● WHAT YOU ARE ASKED TO DO:
Write out the data below in full, unchanged, minus the images.

● SOURCE EXCERPT:
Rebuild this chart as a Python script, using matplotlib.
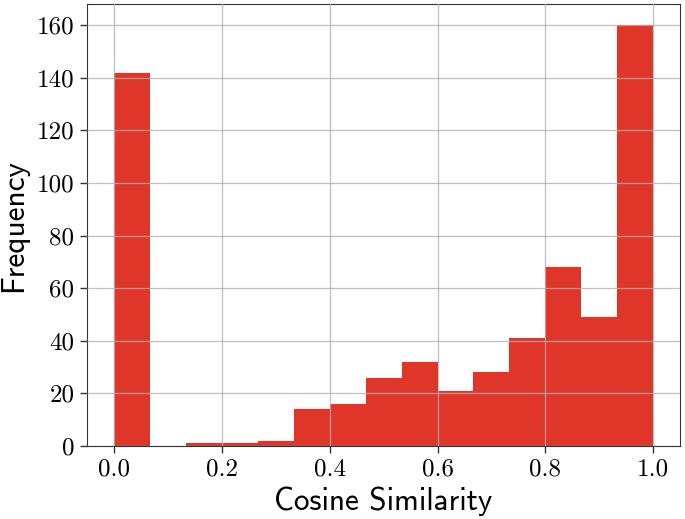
import numpy as np
import matplotlib.pyplot as plt

# Histogram counts (15 equal bins from 0 to 1)
bin_edges = np.linspace(0.0, 1.0, 16)
counts = [142, 0, 1, 1, 2, 14, 16, 26, 32, 21, 28, 41, 68, 49, 160]
x_ticks = [0.0, 0.2, 0.4, 0.6, 0.8, 1.0]
y_ticks = [0, 20, 40, 60, 80, 100, 120, 140, 160]

fig = plt.figure(figsize=(6.85, 5.19), dpi=100)
ax = fig.add_axes([0.127, 0.1407, 0.866, 0.8513])

ax.hist(bin_edges[:-1], bins=bin_edges, weights=counts, color="#e0362a", zorder=1)
ax.grid(True, color="#b0b0b0", linewidth=0.9, alpha=0.8, zorder=2)
ax.set_axisbelow(False)

ax.set_xticks(x_ticks)
ax.set_yticks(y_ticks)
ax.set_xticklabels([f"{t:.1f}" for t in x_ticks], fontfamily="cmr10", fontsize=18)
ax.set_yticklabels([str(t) for t in y_ticks], fontfamily="cmr10", fontsize=18)
ax.tick_params(direction="out", length=5, width=1, color="#333333", pad=4)

ax.set_xlabel("Cosine Similarity", fontfamily="cmss10", fontsize=22.5, labelpad=4)
ax.set_ylabel("Frequency", fontfamily="cmss10", fontsize=22.5, labelpad=6)

for s in ax.spines.values():
    s.set_color("#333333")

fig.savefig("out.png", dpi=100)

● THE RESULT:
Rebuild this chart as a Python script, using matplotlib.
import numpy as np
import matplotlib.pyplot as plt

# Histogram counts (15 equal bins from 0 to 1)
bin_edges = np.linspace(0.0, 1.0, 16)
counts = [142, 0, 1, 1, 2, 14, 16, 26, 32, 21, 28, 41, 68, 49, 160]
x_ticks = [0.0, 0.2, 0.4, 0.6, 0.8, 1.0]
y_ticks = [0, 20, 40, 60, 80, 100, 120, 140, 160]

fig = plt.figure(figsize=(6.85, 5.19), dpi=100)
ax = fig.add_axes([0.127, 0.1407, 0.866, 0.8513])

ax.hist(bin_edges[:-1], bins=bin_edges, weights=counts, color="#e0362a", zorder=1)
ax.grid(True, color="#b0b0b0", linewidth=0.9, alpha=0.8, zorder=2)
ax.set_axisbelow(False)

ax.set_xticks(x_ticks)
ax.set_yticks(y_ticks)
ax.set_xticklabels([f"{t:.1f}" for t in x_ticks], fontfamily="cmr10", fontsize=18)
ax.set_yticklabels([str(t) for t in y_ticks], fontfamily="cmr10", fontsize=18)
ax.tick_params(direction="out", length=5, width=1, color="#333333", pad=4)

ax.set_xlabel("Cosine Similarity", fontfamily="cmss10", fontsize=22.5, labelpad=4)
ax.set_ylabel("Frequency", fontfamily="cmss10", fontsize=22.5, labelpad=6)

for s in ax.spines.values():
    s.set_color("#333333")

fig.savefig("out.png", dpi=100)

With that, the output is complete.